TASK STATEMENT:
Here is the task for the listing below: output exactly the lines from the one containing "Convert this chart to Chart.js code." through the one containing "as a result", and leave out the pictures.

MATERIAL FOR THE TASK:
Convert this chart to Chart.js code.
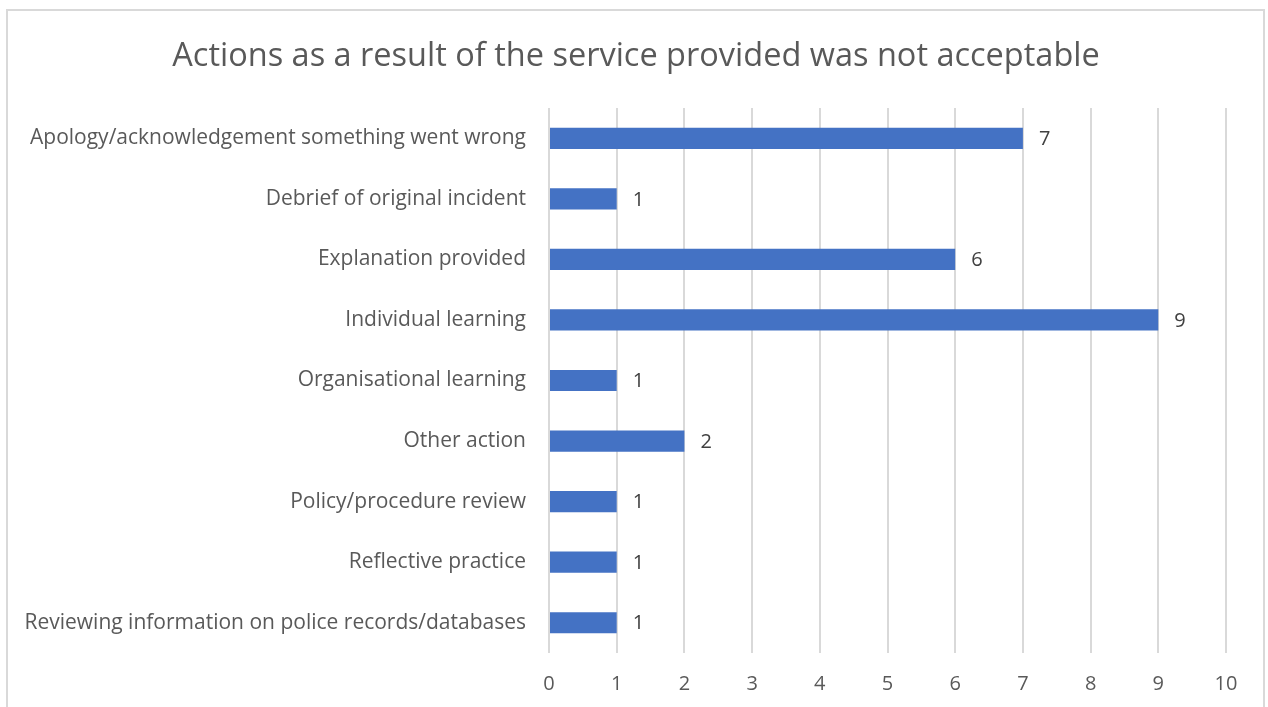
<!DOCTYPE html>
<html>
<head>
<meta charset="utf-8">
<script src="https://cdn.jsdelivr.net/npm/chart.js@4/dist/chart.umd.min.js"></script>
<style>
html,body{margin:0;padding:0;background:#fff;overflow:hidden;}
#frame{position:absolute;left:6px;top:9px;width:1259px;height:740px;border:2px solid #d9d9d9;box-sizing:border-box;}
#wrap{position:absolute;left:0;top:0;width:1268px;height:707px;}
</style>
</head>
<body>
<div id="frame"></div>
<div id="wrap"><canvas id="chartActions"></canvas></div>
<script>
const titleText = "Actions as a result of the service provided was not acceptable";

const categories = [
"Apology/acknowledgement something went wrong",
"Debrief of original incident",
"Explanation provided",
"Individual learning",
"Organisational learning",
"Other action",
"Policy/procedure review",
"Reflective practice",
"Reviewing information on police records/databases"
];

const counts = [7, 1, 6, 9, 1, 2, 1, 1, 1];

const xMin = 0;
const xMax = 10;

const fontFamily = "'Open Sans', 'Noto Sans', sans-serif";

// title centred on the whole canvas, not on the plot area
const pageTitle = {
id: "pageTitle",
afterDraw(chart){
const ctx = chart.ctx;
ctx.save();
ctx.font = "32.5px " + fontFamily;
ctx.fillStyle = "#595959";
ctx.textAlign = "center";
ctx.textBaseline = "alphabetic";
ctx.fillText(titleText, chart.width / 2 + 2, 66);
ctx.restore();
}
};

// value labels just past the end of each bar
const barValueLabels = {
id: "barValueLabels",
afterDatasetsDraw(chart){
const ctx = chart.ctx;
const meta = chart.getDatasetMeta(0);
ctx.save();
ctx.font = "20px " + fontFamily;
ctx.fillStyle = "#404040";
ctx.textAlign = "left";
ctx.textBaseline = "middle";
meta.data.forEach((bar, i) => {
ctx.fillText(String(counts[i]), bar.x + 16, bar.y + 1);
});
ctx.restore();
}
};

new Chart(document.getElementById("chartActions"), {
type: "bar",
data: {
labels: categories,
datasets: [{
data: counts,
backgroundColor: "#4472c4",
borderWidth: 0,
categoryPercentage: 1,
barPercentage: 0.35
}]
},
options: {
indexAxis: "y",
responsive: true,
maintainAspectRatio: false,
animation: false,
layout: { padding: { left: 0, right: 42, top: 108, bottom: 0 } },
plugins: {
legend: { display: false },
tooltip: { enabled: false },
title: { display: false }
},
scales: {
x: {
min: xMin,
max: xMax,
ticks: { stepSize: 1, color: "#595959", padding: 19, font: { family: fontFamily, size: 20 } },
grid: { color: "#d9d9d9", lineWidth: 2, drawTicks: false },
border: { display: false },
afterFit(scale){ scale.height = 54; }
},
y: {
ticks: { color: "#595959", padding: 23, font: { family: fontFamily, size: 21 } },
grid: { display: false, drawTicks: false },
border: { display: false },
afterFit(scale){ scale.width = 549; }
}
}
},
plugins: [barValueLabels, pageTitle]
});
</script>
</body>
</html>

...

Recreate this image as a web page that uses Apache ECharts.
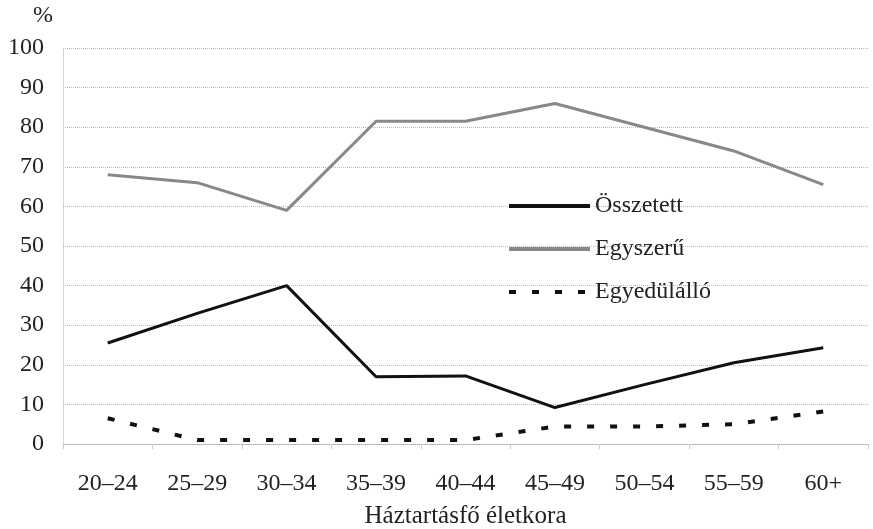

--

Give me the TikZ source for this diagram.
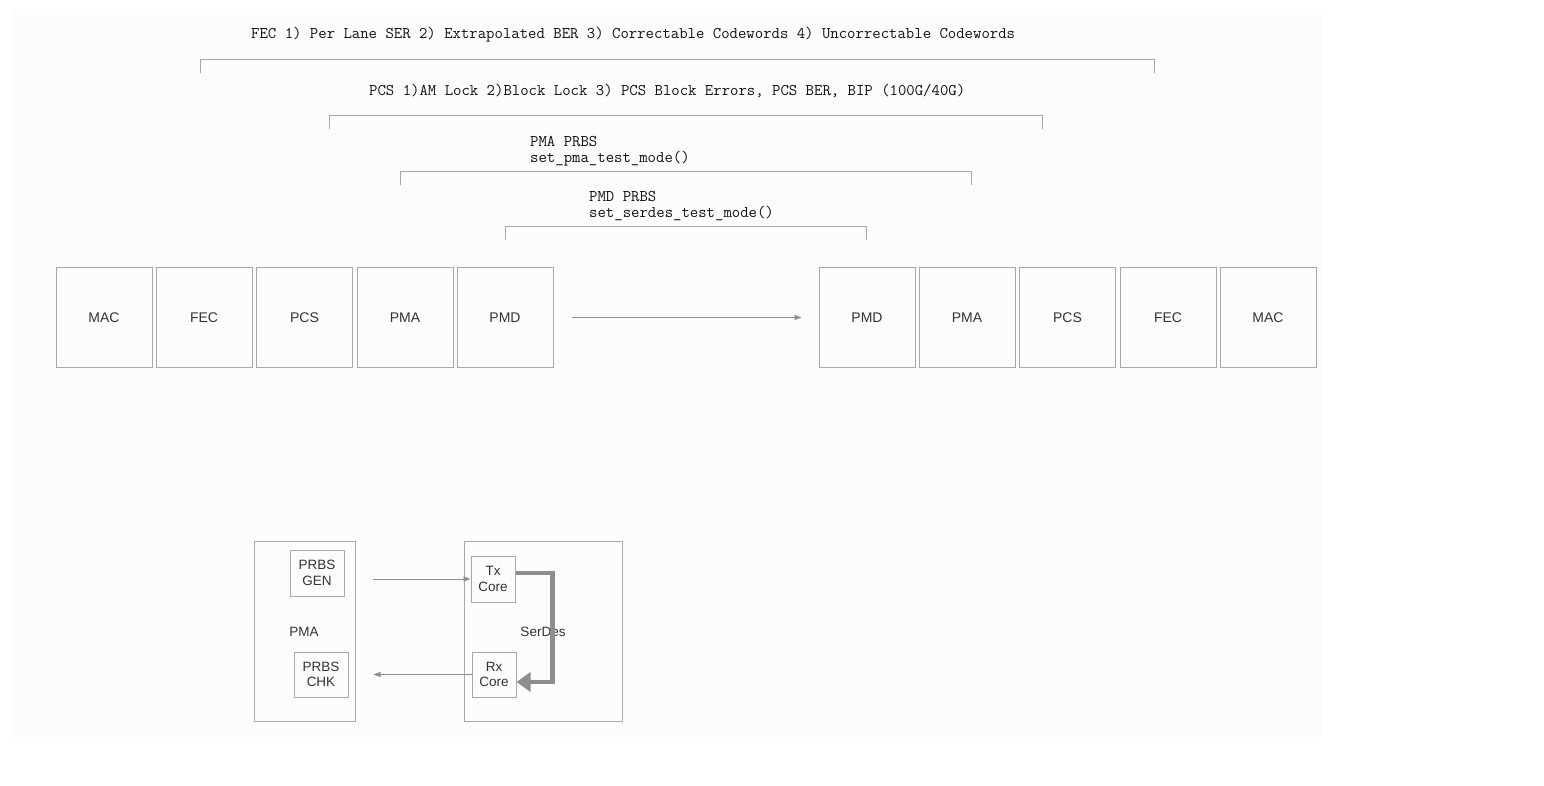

PROBLEM SOLUTION:
Convert this chart to Chart.js code.
<!DOCTYPE html>
<html>
<head>
<meta charset="utf-8">
<script src="https://cdn.jsdelivr.net/npm/chart.js@4/dist/chart.umd.min.js"></script>
<style>
html,body{margin:0;padding:0;background:#fff;overflow:hidden;}
#frame{position:absolute;left:6px;top:9px;width:1259px;height:740px;border:2px solid #d9d9d9;box-sizing:border-box;}
#wrap{position:absolute;left:0;top:0;width:1268px;height:707px;}
</style>
</head>
<body>
<div id="frame"></div>
<div id="wrap"><canvas id="chartActions"></canvas></div>
<script>
const titleText = "Actions as a result of the service provided was not acceptable";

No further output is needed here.